**What the exercise asks:** Quote word for word the lines below, beginning with the first and ending with the one that has "(494,9) -- (535,9);". Drop the pictures.

-------

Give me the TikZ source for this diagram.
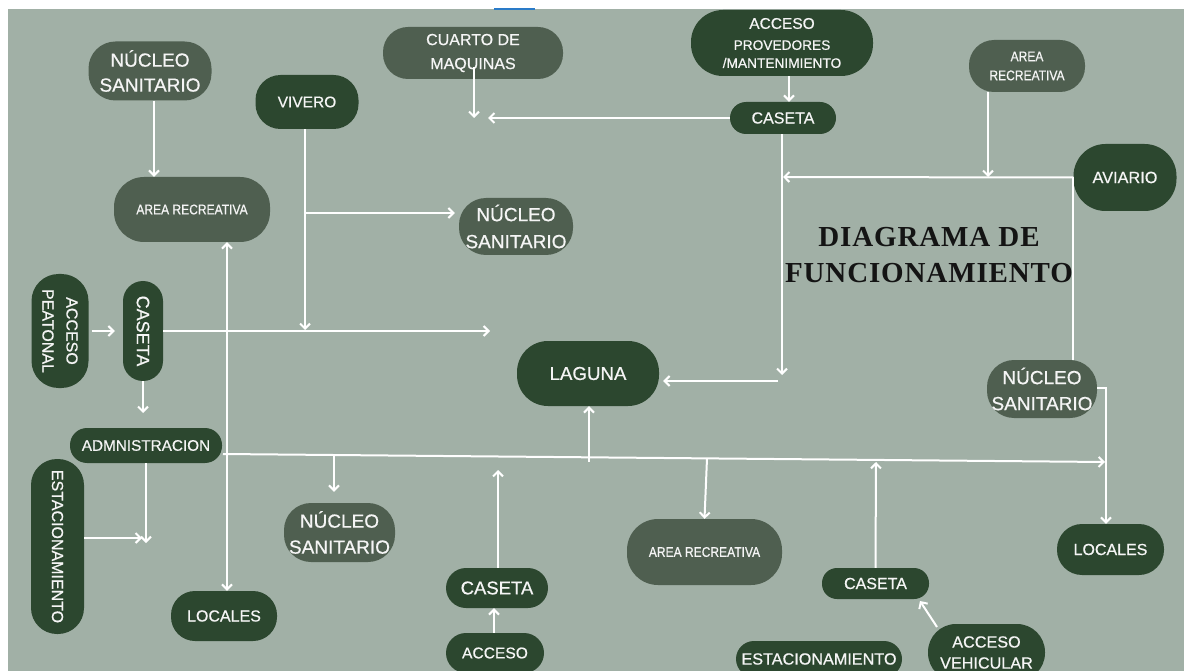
\documentclass[tikz,border=0pt]{standalone}
\usepackage{fontspec}
\setmainfont{Liberation Sans}[FakeBold=0.6]
\newfontfamily\condfont[FakeStretch=0.86,FakeBold=0.6]{Liberation Sans}
\newfontfamily\titlefont[LetterSpace=3]{Liberation Serif}
\usetikzlibrary{arrows.meta}
\definecolor{bg}{RGB}{161,176,166}
\definecolor{dk}{RGB}{44,71,47}
\definecolor{md}{RGB}{79,95,80}
\definecolor{tx}{RGB}{245,245,245}
\definecolor{ttl}{RGB}{20,20,20}
\definecolor{bl}{RGB}{42,123,200}
\newcommand{\myfs}[2]{\fontsize{#1}{#2}\selectfont}
\tikzset{
  pill/.style={inner sep=0pt, text=tx, align=center},
  dkbox/.style={pill, fill=dk},
  mdbox/.style={pill, fill=md},
  wl/.style={draw=white, line width=2pt},
  ar/.style={wl, -{Straight Barb[length=5pt,width=10pt]}},
  arr/.style={wl, {Straight Barb[length=5pt,width=10pt]}-{Straight Barb[length=5pt,width=10pt]}}
}
\begin{document}
\begin{tikzpicture}[x=1pt,y=-1pt]
\useasboundingbox (0,0) rectangle (1184,671);
\clip (0,0) rectangle (1184,671);
\fill[white] (0,0) rectangle (1184,671);
\fill[bg] (8,9) rectangle (1184,671);
\draw[bl, line width=1.5pt] (494,9) -- (535,9);

% nodes
\node[mdbox, minimum width=123pt, minimum height=59pt, rounded corners=27pt, font=\myfs{19}{25}] (ns1) at (150,71) {NÚCLEO\\SANITARIO};
\node[dkbox, minimum width=103pt, minimum height=54pt, rounded corners=25pt, font=\myfs{15.5}{18}] (viv) at (307,102) {VIVERO};
\node[mdbox, minimum width=156pt, minimum height=65pt, rounded corners=30pt, font=\condfont\myfs{14}{17}] (ar1) at (192,209.5) {AREA RECREATIVA};
\node[mdbox, minimum width=180pt, minimum height=52pt, rounded corners=25pt, font=\myfs{16}{24}] (cm) at (473,53) {CUARTO DE\\MAQUINAS};
\node[dkbox, minimum width=182pt, minimum height=66pt, rounded corners=32pt, font=\myfs{13.7}{18}] (apm) at (782,43) {{\myfs{15.5}{18}ACCESO}\\[3pt]PROVEDORES\\/MANTENIMIENTO};
\node[dkbox, minimum width=106pt, minimum height=32pt, rounded corners=16pt, font=\myfs{16}{19}] (csT) at (783,118) {CASETA};
\node[mdbox, minimum width=116pt, minimum height=52pt, rounded corners=25pt, font=\condfont\myfs{14}{19}] (arTR) at (1027,66) {AREA\\RECREATIVA};
\node[dkbox, minimum width=103pt, minimum height=67pt, rounded corners=32pt, font=\myfs{16.3}{19}] (avi) at (1125,177.5) {AVIARIO};
\node[mdbox, minimum width=114pt, minimum height=57pt, rounded corners=27pt, font=\myfs{19}{27}] (ns2) at (516,226.5) {NÚCLEO\\SANITARIO};
\node[text=ttl, align=center, inner sep=0pt, font=\titlefont\bfseries\myfs{29}{35.5}] (ttl) at (929,255) {DIAGRAMA DE\\FUNCIONAMIENTO};
\node[dkbox, rotate=-90, minimum width=114pt, minimum height=57pt, rounded corners=27pt, font=\myfs{16}{24}] (ap) at (60,331) {ACCESO\\PEATONAL};
\node[dkbox, rotate=-90, minimum width=100pt, minimum height=40pt, rounded corners=20pt, font=\myfs{18}{20}] (cv) at (143,331) {CASETA};
\node[dkbox, minimum width=152pt, minimum height=35pt, rounded corners=17pt, font=\myfs{15.3}{18}] (adm) at (146,445.5) {ADMNISTRACION};
\node[dkbox, rotate=-90, minimum width=175pt, minimum height=53pt, rounded corners=26pt, font=\myfs{16}{19}] (est) at (57.5,546.5) {ESTACIONAMIENTO};
\node[dkbox, minimum width=106pt, minimum height=50pt, rounded corners=24pt, font=\myfs{16}{19}] (locL) at (224,616) {LOCALES};
\node[mdbox, minimum width=111pt, minimum height=59pt, rounded corners=27pt, font=\myfs{19}{26}] (ns3) at (339.5,532.5) {NÚCLEO\\SANITARIO};
\node[dkbox, minimum width=142pt, minimum height=65pt, rounded corners=31pt, font=\myfs{18.7}{22}] (lag) at (588,373.5) {LAGUNA};
\node[dkbox, minimum width=102pt, minimum height=40pt, rounded corners=20pt, font=\myfs{18.5}{22}] (csB) at (497,588) {CASETA};
\node[dkbox, minimum width=98pt, minimum height=40pt, rounded corners=20pt, font=\myfs{15.6}{19}] (acc) at (495,653) {ACCESO};
\node[mdbox, minimum width=155pt, minimum height=66pt, rounded corners=31pt, font=\condfont\myfs{14}{17}] (arB) at (704.5,552) {AREA RECREATIVA};
\node[dkbox, minimum width=107pt, minimum height=31pt, rounded corners=15pt, font=\myfs{16}{19}] (csBR) at (875.5,583.5) {CASETA};
\node[dkbox, minimum width=166pt, minimum height=36pt, rounded corners=18pt, font=\myfs{16.2}{19}] (est2) at (819,659) {ESTACIONAMIENTO};
\node[dkbox, minimum width=117pt, minimum height=57pt, rounded corners=28pt, font=\myfs{16.2}{21}] (av) at (986.5,652.5) {ACCESO\\VEHICULAR};
\node[mdbox, minimum width=110pt, minimum height=58pt, rounded corners=27pt, font=\myfs{19}{26}] (ns4) at (1042,389) {NÚCLEO\\SANITARIO};
\node[dkbox, minimum width=107pt, minimum height=51pt, rounded corners=25pt, font=\myfs{16}{19}] (locR) at (1110.5,549.5) {LOCALES};

% coordinates
\coordinate (v1) at (305,330);
\coordinate (v2) at (305,213);
\coordinate (h1) at (490,331);
\coordinate (c1) at (143,413);
\coordinate (m0) at (223,454);
\coordinate (m1) at (1105,462);
\coordinate (a1) at (146,543);
\coordinate (e1) at (142,538);
\coordinate (j1) at (334,455);
\coordinate (j2) at (589,462);
\coordinate (k1) at (498,470);
\coordinate (j3) at (707,458.4);
\coordinate (k2) at (876,462);
\coordinate (k3) at (937,627);
\coordinate (k4) at (920,601);
\coordinate (n1) at (1106,388);
\coordinate (q2) at (783,177);
\coordinate (q3) at (988,177);
\coordinate (q4) at (782,375);
\coordinate (q5) at (778,381);
\coordinate (q6) at (488,118);
\coordinate (q7) at (474,118);

% connectors
\draw[ar] ([xshift=4pt]ns1.south) -- ([xshift=4pt]ns1.south |- ar1.north);
\draw[ar] (viv.south -| v1) -- (v1);
\draw[ar] (v2) -- ([xshift=-4pt]ns2.west |- v2);
\draw[ar, shorten <=3pt, shorten >=8pt] (ap.north) -- (cv.south);
\draw[ar] (cv.north) -- (h1);
\draw[ar] (cv.east) -- (c1);
\draw[arr] ([xshift=35pt]ar1.south) -- ([xshift=35pt]ar1.south |- locL.north);
\draw[ar] (m0) -- (m1);
\draw[ar] (adm.south) -- (a1);
\draw[ar] (est.north |- e1) -- (e1);
\draw[ar, shorten >=11pt] (j1) -- (j1 |- ns3.north);
\draw[ar] (j2) -- (j2 |- lag.south);
\draw[ar] (csB.north -| k1) -- (k1);
\draw[ar] ([xshift=-1pt]acc.north) -- ([xshift=-1pt]acc.north |- csB.south);
\draw[ar] (j3) -- (arB.north);
\draw[ar] (csBR.north) -- (k2);
\draw[ar] (k3) -- (k4);
\draw[ar] (ns4.east |- n1) -- (n1) -- (n1 |- locR.north);
\draw[ar] (avi.west) -- (q2);
\draw[wl] (avi.west) -- (avi.west |- ns4.north);
\draw[ar] (arTR.south -| q3) -- (q3);
\draw[ar] (csT.south -| q4) -- (q4);
\draw[ar, shorten >=4pt] (q5) -- (lag.east |- q5);
\draw[ar] ([xshift=7pt]apm.south) -- ([xshift=7pt]apm.south |- csT.north);
\draw[ar] (csT.west) -- (q6);
\draw[ar] ([shift={(1,14)}]cm.center) -- (q7);
\end{tikzpicture}
\end{document}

-------

**Task output:**
Give me the TikZ source for this diagram.
\documentclass[tikz,border=0pt]{standalone}
\usepackage{fontspec}
\setmainfont{Liberation Sans}[FakeBold=0.6]
\newfontfamily\condfont[FakeStretch=0.86,FakeBold=0.6]{Liberation Sans}
\newfontfamily\titlefont[LetterSpace=3]{Liberation Serif}
\usetikzlibrary{arrows.meta}
\definecolor{bg}{RGB}{161,176,166}
\definecolor{dk}{RGB}{44,71,47}
\definecolor{md}{RGB}{79,95,80}
\definecolor{tx}{RGB}{245,245,245}
\definecolor{ttl}{RGB}{20,20,20}
\definecolor{bl}{RGB}{42,123,200}
\newcommand{\myfs}[2]{\fontsize{#1}{#2}\selectfont}
\tikzset{
  pill/.style={inner sep=0pt, text=tx, align=center},
  dkbox/.style={pill, fill=dk},
  mdbox/.style={pill, fill=md},
  wl/.style={draw=white, line width=2pt},
  ar/.style={wl, -{Straight Barb[length=5pt,width=10pt]}},
  arr/.style={wl, {Straight Barb[length=5pt,width=10pt]}-{Straight Barb[length=5pt,width=10pt]}}
}
\begin{document}
\begin{tikzpicture}[x=1pt,y=-1pt]
\useasboundingbox (0,0) rectangle (1184,671);
\clip (0,0) rectangle (1184,671);
\fill[white] (0,0) rectangle (1184,671);
\fill[bg] (8,9) rectangle (1184,671);
\draw[bl, line width=1.5pt] (494,9) -- (535,9);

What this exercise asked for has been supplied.